Many moons ago, during my university years, I had my first and last commerce-based epiphany while sitting through a marketing lecture. The speaker, whose name, voice and face I couldn't place if I tried, started talking about the way in which the Harley Davidson motorcycle company essentially had a huge portion of their customers in the palm of their hand because these diehard riders and motorbike enthusiasts displayed what marketers called "loyalty beyond reason".
This meant that no matter how the company behaved, how tacky the licensing deals they pursued or how ubiquitous their brand name became, the lifestyle that surrounded their product and the emotional pull of their bikes for rusted-on diehards was too strong for those customers to resist or abandon. The Apple brand is now probably a more salient example, such is the unquestioning faith a huge number of their customers place in both the brand and the cult of Steve Jobs.

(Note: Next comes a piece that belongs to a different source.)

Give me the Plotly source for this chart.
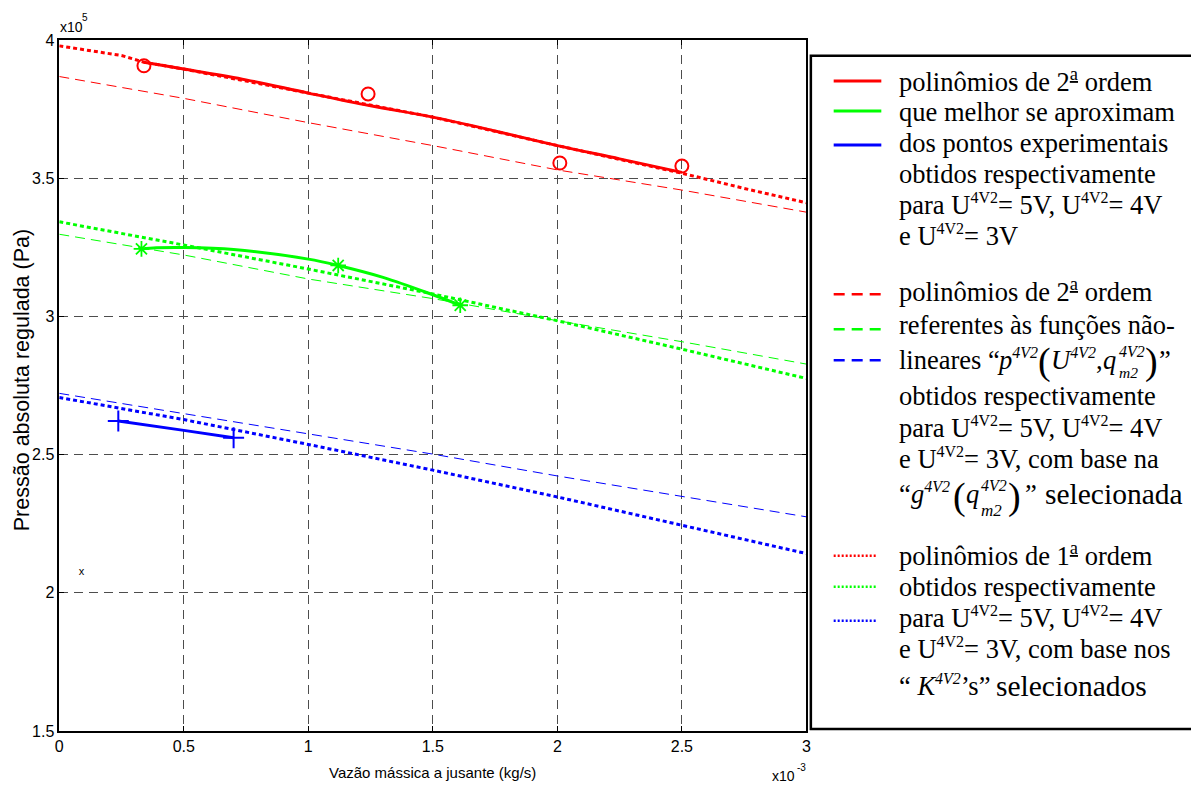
import plotly.graph_objects as go

# ---------------- chart values (x in 1e-3 kg/s, y in 1e5 Pa) -------------
x_tick_vals = [0, 0.5, 1, 1.5, 2, 2.5, 3]
x_tick_text = ['0', '0.5', '1', '1.5', '2', '2.5', '3']
y_tick_vals = [1.5, 2, 2.5, 3, 3.5, 4]
y_tick_text = ['1.5', '2', '2.5', '3', '3.5', '4']

# experimental points
red_pts_x = [0.34, 1.24, 2.01, 2.50]
red_pts_y = [3.908, 3.806, 3.556, 3.545]
green_pts_x = [0.33, 1.12, 1.61]
green_pts_y = [3.245, 3.185, 3.041]
blue_pts_x = [0.237, 0.70]
blue_pts_y = [2.622, 2.561]

# 2nd order polynomials fitted to experimental points (solid)
red_fit_x = [0.34, 0.5, 0.75, 1.0, 1.25, 1.5, 1.75, 2.0, 2.25, 2.5]
red_fit_y = [3.921, 3.896, 3.857, 3.809, 3.763, 3.722, 3.672, 3.619, 3.571, 3.522]
green_fit_x = [0.33, 0.39, 0.5, 0.7, 1.0, 1.12, 1.3, 1.5, 1.61]
green_fit_y = [3.245, 3.249, 3.250, 3.243, 3.208, 3.185, 3.142, 3.079, 3.041]
blue_fit_x = [0.237, 0.5, 0.70]
blue_fit_y = [2.622, 2.588, 2.561]

# 2nd order polynomials from the non-linear functions (dashed)
grid_x = [0, 0.5, 1.0, 1.5, 2.0, 2.5, 3.0]
red_nl_y = [3.869, 3.790, 3.702, 3.619, 3.531, 3.458, 3.378]
green_nl_y = [3.298, 3.223, 3.136, 3.065, 2.985, 2.909, 2.828]
blue_nl_y = [2.722, 2.649, 2.577, 2.502, 2.423, 2.350, 2.275]

# 1st order polynomials from the selected K's (dotted)
red_lin_x = [0, 0.25, 0.34, 0.5, 1.0, 1.5, 2.0, 2.5, 2.75, 3.0]
red_lin_y = [3.980, 3.945, 3.921, 3.896, 3.809, 3.722, 3.619, 3.519, 3.464, 3.412]
green_lin_y = [3.343, 3.259, 3.172, 3.082, 2.985, 2.882, 2.776]
blue_lin_y = [2.707, 2.627, 2.537, 2.444, 2.347, 2.245, 2.142]

# stray marker
stray_x = [0.089]
stray_y = [2.073]

SX, SY = 1e-3, 1e5
def sx(v): return [a * SX for a in v]
def sy(v): return [a * SY for a in v]

RED, GREEN, BLUE = '#ff0000', '#00ff00', '#0000ff'
W, H = 1191, 790
# layout positions are given in target-picture pixels; vertical positions are mapped
# to figure pixels to compensate for how the page is photographed
YS, YO = 0.977, 8.2
def fig_y(p): return (p - YO) / YS
def fx(p): return p / W
def fy(p): return 1 - fig_y(p) / H

PL, PR, PT, PB = 55.7, 808.5, 40.5, 730.0   # plot area (target pixels)

SANS = 'Liberation Sans, Arial, sans-serif'
SERIF = 'Liberation Serif, Times New Roman, serif'

fig = go.Figure()

DASH = '10px,6px'
DOT = '4px,3px'
# dashed (thin)
for yv, c in [(red_nl_y, RED), (green_nl_y, GREEN), (blue_nl_y, BLUE)]:
    fig.add_trace(go.Scatter(x=sx(grid_x), y=sy(yv), mode='lines',
                             line=dict(color=c, width=1, dash=DASH), hoverinfo='skip'))
# dotted (thick)
fig.add_trace(go.Scatter(x=sx(red_lin_x), y=sy(red_lin_y), mode='lines',
                         line=dict(color=RED, width=3, dash=DOT)))
for yv, c in [(green_lin_y, GREEN), (blue_lin_y, BLUE)]:
    fig.add_trace(go.Scatter(x=sx(grid_x), y=sy(yv), mode='lines',
                             line=dict(color=c, width=3, dash=DOT)))
# solid fits
for xv, yv, c in [(red_fit_x, red_fit_y, RED), (green_fit_x, green_fit_y, GREEN), (blue_fit_x, blue_fit_y, BLUE)]:
    fig.add_trace(go.Scatter(x=sx(xv), y=sy(yv), mode='lines', line=dict(color=c, width=3, shape='spline')))
# experimental points
fig.add_trace(go.Scatter(x=sx(red_pts_x), y=sy(red_pts_y), mode='markers',
                         marker=dict(symbol='circle-open', size=13, color=RED, line=dict(width=2, color=RED))))
fig.add_trace(go.Scatter(x=sx(green_pts_x), y=sy(green_pts_y), mode='markers',
                         marker=dict(symbol='asterisk-open', size=13, color=GREEN, line=dict(width=1.8, color=GREEN))))
fig.add_trace(go.Scatter(x=sx(blue_pts_x), y=sy(blue_pts_y), mode='markers',
                         marker=dict(symbol='cross-thin-open', size=15, color=BLUE, line=dict(width=2, color=BLUE))))
fig.add_trace(go.Scatter(x=sx(stray_x), y=sy(stray_y), mode='text', text=['x'],
                         textfont=dict(family=SANS, size=11, color='black')))

axis_common = dict(showgrid=True, gridcolor='#4d4d4d', gridwidth=1, griddash='9px,6px',
                   showline=True, mirror='ticks', linecolor='black', linewidth=1.5,
                   ticks='inside', ticklen=5, tickcolor='black', zeroline=False,
                   tickfont=dict(family=SANS, size=16, color='black'))

fig.update_layout(
    width=W, height=H, margin=dict(l=0, r=0, t=0, b=0),
    paper_bgcolor='white', plot_bgcolor='white', showlegend=False,
    xaxis=dict(domain=[fx(PL), fx(PR)], range=[0, 3 * SX], tickvals=sx(x_tick_vals),
               ticktext=x_tick_text, **axis_common),
    yaxis=dict(domain=[fy(PB), fy(PT)], range=[1.5 * SY, 4 * SY], tickvals=sy(y_tick_vals),
               ticktext=y_tick_text, **axis_common),
)

def ann_fig(x, yfig, s, family, size, xanchor='left', yanchor='bottom', angle=0):
    fig.add_annotation(x=fx(x), y=1 - yfig / H, xref='paper', yref='paper', text=s, showarrow=False,
                       xanchor=xanchor, yanchor=yanchor, textangle=angle, borderpad=0, borderwidth=0,
                       font=dict(family=family, size=size, color='black'))

def ann(x, y, s, family, size, xanchor='left', yanchor='bottom', angle=0):
    ann_fig(x, fig_y(y), s, family, size, xanchor, yanchor, angle)

def base_text(x, base, s, family, size):
    # place text so that its baseline sits at target pixel `base`
    asc_desc = 0.216 if family == SERIF else 0.212
    ann_fig(x, fig_y(base) + asc_desc * size, s, family, size)

# axis titles and exponent labels
ann(432, 772, 'Vazão mássica a jusante (kg/s)', SANS, 15, 'center', 'middle')
ann(19, 380, 'Pressão absoluta regulada (Pa)', SANS, 21.5, 'center', 'middle', -90)
base_text(56, 32, 'x10', SANS, 14)
base_text(79, 21, '5', SANS, 10)
base_text(774, 780, 'x10', SANS, 14)
base_text(799, 770, '-3', SANS, 10)

# legend box
fig.add_shape(type='rect', xref='paper', yref='paper', x0=fx(813), x1=fx(1200), y0=fy(728), y1=fy(56),
              line=dict(color='black', width=2.5), fillcolor='rgba(0,0,0,0)')

def sample(y, color, dash, width, x0=836, x1=884):
    fig.add_shape(type='line', xref='paper', yref='paper', x0=fx(x0), x1=fx(x1), y0=fy(y), y1=fy(y),
                  line=dict(color=color, width=width, dash=dash))

sample(81, RED, 'solid', 3)
sample(111, GREEN, 'solid', 3)
sample(145, BLUE, 'solid', 3)
sample(294, RED, '11px,7px', 2.5)
sample(329, GREEN, '11px,7px', 2.5)
sample(360, BLUE, '11px,7px', 2.5)
sample(555, RED, '2px,2px', 2.5, 836, 880)
sample(586, GREEN, '2px,2px', 2.5, 836, 880)
sample(620, BLUE, '2px,2px', 2.5, 836, 880)

FS = 26.5
def line(x, base, s, size=FS):
    base_text(x, base, s, SERIF, size)

def S(t):
    return '<sup><span style="font-size:16px">' + t + '</span></sup>'
def SI(t):
    return '<sup><span style="font-size:16px"><i>' + t + '</i></span></sup>'

ORD2 = '2<sup><u>a</u></sup>'
ORD1 = '1<sup><u>a</u></sup>'
U = 'U' + S('4V2')
TX = 902
# group 1
for b, s in zip([91, 121, 152, 183, 214, 245],
                ['polinômios de ' + ORD2 + ' ordem', 'que melhor se aproximam', 'dos pontos experimentais',
                 'obtidos respectivamente', 'para ' + U + '= 5V, ' + U + '= 4V', 'e ' + U + '= 3V']):
    line(TX, b, s)
# group 2
for b, s in zip([301, 334, 405, 437, 468],
                ['polinômios de ' + ORD2 + ' ordem', 'referentes às funções não-', 'obtidos respectivamente',
                 'para ' + U + '= 5V, ' + U + '= 4V', 'e ' + U + '= 3V, com base na']):
    line(TX, b, s)

def stacked(x, base, sup, sub, sub_shift=13, sub_size=17):
    line(x, base - 13, '<i>' + sup + '</i>', size=16)
    line(x, base + sub_shift, '<i>' + sub + '</i>', size=sub_size)

# formula row: lineares “ p(U, q_m2)”
b = 369
line(TX, b, 'lineares “')
line(1001, b, '<i>p</i>' + SI('4V2'))
line(1042, 375, '(', size=38)
line(1055, b, '<i>U</i>' + SI('4V2') + ',')
line(1107, b, '<i>q</i>')
stacked(1123, b, '4V2', 'm2', sub_shift=8, sub_size=15.5)
line(1150, 375, ')', size=38)
line(1164, b, '”')
# g row
b = 503
line(TX, b, '“')
line(914, b, '<i>g</i>' + SI('4V2'))
line(956, 509, '(', size=38)
line(969, b, '<i>q</i>')
stacked(984, b, '4V2', 'm2')
line(1012, 509, ')', size=38)
line(1029, b, '”')
line(1049, b, 'selecionada', size=29.5)
# group 3
for bb, s in zip([565, 596, 627, 658],
                 ['polinômios de ' + ORD1 + ' ordem', 'obtidos respectivamente',
                  'para ' + U + '= 5V, ' + U + '= 4V', 'e ' + U + '= 3V, com base nos']):
    line(TX, bb, s)
b = 695
line(TX, b, '“ <i>K</i>' + SI('4V2'))
line(964, b, '’s”')
line(1000, b, 'selecionados', size=29.5)

fig.write_html('out.html')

At the time, this idea of loyalty beyond reason made me question whether there were people or ideals or products that I clung to with unquestioning faith. Thinking as loftily of myself as university are wont to do, I concluded that I was a person of intellectual fortitude and couldn't be pushed around and told what to think. In hindsight, not only was this wrong but it was a supremely ironic thing to think as I sat bored stiff in a lecture theatre, partaking in one of life's great symbolic rituals of conformity and fulfillment of parental expectation.
What I failed to admit then was that my almost daily displays of loyalty beyond reason are tied to sport. Cricket primarily, but also Australian Rules football, basketball, tennis, soccer, and any number of other essentially trivial events around which I organise my entire life and to which I've devoted the lion's share of my discretionary waking hours.
Maybe you're a little like me and think that your cynicism and finely-tuned worldview acts as a shield to the avarice, corruption and simmering sense of discontent that characterize modern sport but I'd follow up the establishment of that point by asking you how many times you've sat and watched these sports in the last two weeks. In my head I can tick off a checklist of many ills that have blighted cricket in the last ten years and many more reasons for which a perfectly reasonable person could abandon the sport and take up a new hobby. I don't though because they've got me by the balls.
It makes me wonder just how bad cricket could get before I stopped watching it. That's no insult to the game in its current form because I love it as I always have, but the last ten years have proven that all of the subtle shifts in the landscape have a cumulative effect of altering the game markedly and not always for the better
I'll probably end up paying $400 for a World Cup final ticket, I'll upgrade my pay-TV subscription so I can watch a meaningless 10-game ODI tournament and I'll probably even buy the reissued 1992 Zimbabwe World Cup shirt because I'm a cricket nuffy. I decry the gauche incursion of monster trucks on the Big Bash League but then I'll go ahead and watch nearly every single game of the tournament. My loyalty goes beyond reason, as yours might too, and the marketing people know it. They could drive the monster trucks onto the ground mid-over and I'll keep watching.
In a way it makes me wonder just how bad cricket could get before I stopped watching it. That's no insult to the game in its current form because I love it as I always have, but the last ten years have proven that all of the subtle shifts in the landscape have a cumulative effect of altering the game markedly and not always for the better. By the time I'm 70 years old there might be no suitable willow left to make bats so they'll use aluminum ones or some composite fibre that hasn't even been invented yet. India, England and Australia might be the only teams playing in ICC events. The ICC might have been disbanded. Grounds might be half the size and the spectacle unrecognisable to what we see today, but it will still be called cricket and therefore I'll still be watching it.
This fan dilemma plays out elsewhere obviously. Hardened football fans who romanticise about the away days at ramshackle suburban pitches of the '70s might be physically repulsed by the obscene wages paid to English Premier League players and the ludicrous cost of a seat at the new mega-stadia, but mostly they keep watching, reading and forking out their dough to take part. Sport lovers are like those Harley Davidson-riding bikies and not just in a tribal sense, the love of these games that lives within them is as crucial to the beating of their hearts as the atrial septum.
One thing I would say is that for me sport has never stood in the way of maintaining a healthy amount of interpersonal relationships, but increasingly I find that it fills most other crevices of life. I'm more resigned to this than chastened or sad, but there are times when you've got to question that level of loyalty. I'll probably just wait until the cricket has finished though.